• _Prompt_
Give the data below again exactly as it stands. Omit the pictures.

==== Source material ====

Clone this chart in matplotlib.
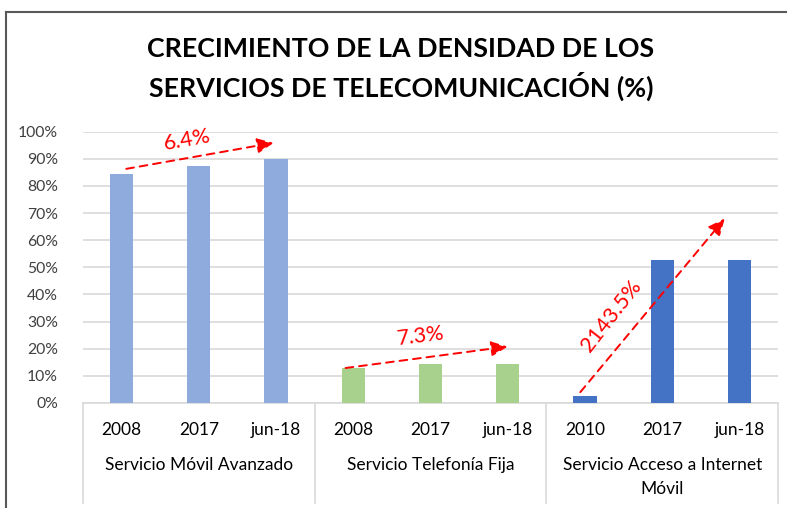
import numpy as np
import matplotlib.pyplot as plt
from matplotlib.lines import Line2D

# Data
years = ['2008', '2017', 'jun-18', '2008', '2017', 'jun-18', '2010', '2017', 'jun-18']
groups = ['Servicio Móvil Avanzado', 'Servicio Telefonía Fija',
          'Servicio Acceso a Internet\nMóvil']
movil = [84.4, 87.5, 89.9]
fija = [13.0, 14.3, 14.3]
internet = [2.6, 52.7, 52.7]
growth = ['6.4%', '7.3%', '2143.5%']

colors = ['#8FAADC', '#A9D18E', '#4472C4']
font = 'Lato'

fig = plt.figure(figsize=(7.87, 5.08), dpi=100)
ax = fig.add_axes([83 / 787, 1 - 403 / 508, (778 - 83) / 787, (403 - 131.7) / 508])

x = np.arange(len(years))
vals = [movil, fija, internet]
for g in range(3):
    ax.bar(x[g * 3:g * 3 + 3], vals[g], width=0.3, color=colors[g], zorder=3)

ax.set_xlim(-0.5, len(years) - 0.5)
ax.set_ylim(0, 100)
ax.set_yticks(np.arange(0, 101, 10))
ax.set_yticklabels(['%d%%' % v for v in range(0, 101, 10)], fontfamily=font, fontsize=11.3,
                   color='#404040')
ax.tick_params(axis='y', length=0, pad=18)
ax.tick_params(axis='x', length=0)
ax.set_xticks([])
ax.grid(axis='y', color='#D9D9D9', linewidth=1.2, zorder=0)
for s in ['left', 'right', 'top']:
    ax.spines[s].set_visible(False)
ax.spines['bottom'].set_color('#D9D9D9')
ax.spines['bottom'].set_linewidth(1.2)

# category labels (two levels)
for i, y in enumerate(years):
    ax.text(i, -0.0995, y, transform=ax.get_xaxis_transform(), ha='center', va='center',
            fontfamily=font, fontsize=12.5, color='#000000')
for g, name in enumerate(groups):
    ax.text(g * 3 + 1, -0.198, name, transform=ax.get_xaxis_transform(), ha='center', va='top',
            fontfamily=font, fontsize=12.5, linespacing=1.6, color='#000000')
for sx in [-0.5, 2.5, 5.5, 8.5]:
    ax.add_line(Line2D([sx, sx], [0, -0.369], transform=ax.get_xaxis_transform(),
                       color='#D9D9D9', linewidth=1.2, clip_on=False))

# growth arrows
arrows = [((0.06, 86.3), (1.97, 95.9), (0.85, 96.9), 10),
          ((2.90, 12.9), (5.0, 20.8), (3.88, 24.6), 7),
          ((5.94, 4.0), (7.81, 68.0), (6.34, 32.0), 52)]
for (start, end, lab, rot), txt in zip(arrows, growth):
    ax.annotate('', xy=end, xytext=start,
                arrowprops=dict(arrowstyle='-|>,head_length=1.0,head_width=0.45', color='#FF0000',
                                linestyle=(0, (4, 3)), linewidth=1.4, shrinkA=0, shrinkB=0),
                zorder=5)
    ax.text(lab[0], lab[1], txt, color='#FF0000', fontsize=15.5, fontfamily=font,
            rotation=rot, ha='center', va='center', rotation_mode='anchor', zorder=5)

fig.text(401 / 787, 1 - 69 / 508, 'CRECIMIENTO DE LA DENSIDAD DE LOS\nSERVICIOS DE TELECOMUNICACIÓN (%)',
         ha='center', va='center', fontfamily=font, fontweight='bold', fontsize=19.3,
         linespacing=1.42, color='#000000')

# outer frame
fig.add_artist(Line2D([6 / 787, 6 / 787], [0, 1 - 12 / 508], color='#595959', linewidth=1.5))
fig.add_artist(Line2D([6 / 787, 1], [1 - 12 / 508, 1 - 12 / 508], color='#595959', linewidth=1.5))

fig.savefig('out.png', dpi=100)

====

• _The result_
Clone this chart in matplotlib.
import numpy as np
import matplotlib.pyplot as plt
from matplotlib.lines import Line2D

# Data
years = ['2008', '2017', 'jun-18', '2008', '2017', 'jun-18', '2010', '2017', 'jun-18']
groups = ['Servicio Móvil Avanzado', 'Servicio Telefonía Fija',
          'Servicio Acceso a Internet\nMóvil']
movil = [84.4, 87.5, 89.9]
fija = [13.0, 14.3, 14.3]
internet = [2.6, 52.7, 52.7]
growth = ['6.4%', '7.3%', '2143.5%']

colors = ['#8FAADC', '#A9D18E', '#4472C4']
font = 'Lato'

fig = plt.figure(figsize=(7.87, 5.08), dpi=100)
ax = fig.add_axes([83 / 787, 1 - 403 / 508, (778 - 83) / 787, (403 - 131.7) / 508])

x = np.arange(len(years))
vals = [movil, fija, internet]
for g in range(3):
    ax.bar(x[g * 3:g * 3 + 3], vals[g], width=0.3, color=colors[g], zorder=3)

ax.set_xlim(-0.5, len(years) - 0.5)
ax.set_ylim(0, 100)
ax.set_yticks(np.arange(0, 101, 10))
ax.set_yticklabels(['%d%%' % v for v in range(0, 101, 10)], fontfamily=font, fontsize=11.3,
                   color='#404040')
ax.tick_params(axis='y', length=0, pad=18)
ax.tick_params(axis='x', length=0)
ax.set_xticks([])
ax.grid(axis='y', color='#D9D9D9', linewidth=1.2, zorder=0)
for s in ['left', 'right', 'top']:
    ax.spines[s].set_visible(False)
ax.spines['bottom'].set_color('#D9D9D9')
ax.spines['bottom'].set_linewidth(1.2)

# category labels (two levels)
for i, y in enumerate(years):
    ax.text(i, -0.0995, y, transform=ax.get_xaxis_transform(), ha='center', va='center',
            fontfamily=font, fontsize=12.5, color='#000000')
for g, name in enumerate(groups):
    ax.text(g * 3 + 1, -0.198, name, transform=ax.get_xaxis_transform(), ha='center', va='top',
            fontfamily=font, fontsize=12.5, linespacing=1.6, color='#000000')
for sx in [-0.5, 2.5, 5.5, 8.5]:
    ax.add_line(Line2D([sx, sx], [0, -0.369], transform=ax.get_xaxis_transform(),
                       color='#D9D9D9', linewidth=1.2, clip_on=False))

# growth arrows
arrows = [((0.06, 86.3), (1.97, 95.9), (0.85, 96.9), 10),
          ((2.90, 12.9), (5.0, 20.8), (3.88, 24.6), 7),
          ((5.94, 4.0), (7.81, 68.0), (6.34, 32.0), 52)]
for (start, end, lab, rot), txt in zip(arrows, growth):
    ax.annotate('', xy=end, xytext=start,
                arrowprops=dict(arrowstyle='-|>,head_length=1.0,head_width=0.45', color='#FF0000',
                                linestyle=(0, (4, 3)), linewidth=1.4, shrinkA=0, shrinkB=0),
                zorder=5)
    ax.text(lab[0], lab[1], txt, color='#FF0000', fontsize=15.5, fontfamily=font,
            rotation=rot, ha='center', va='center', rotation_mode='anchor', zorder=5)

fig.text(401 / 787, 1 - 69 / 508, 'CRECIMIENTO DE LA DENSIDAD DE LOS\nSERVICIOS DE TELECOMUNICACIÓN (%)',
         ha='center', va='center', fontfamily=font, fontweight='bold', fontsize=19.3,
         linespacing=1.42, color='#000000')

# outer frame
fig.add_artist(Line2D([6 / 787, 6 / 787], [0, 1 - 12 / 508], color='#595959', linewidth=1.5))
fig.add_artist(Line2D([6 / 787, 1], [1 - 12 / 508, 1 - 12 / 508], color='#595959', linewidth=1.5))

fig.savefig('out.png', dpi=100)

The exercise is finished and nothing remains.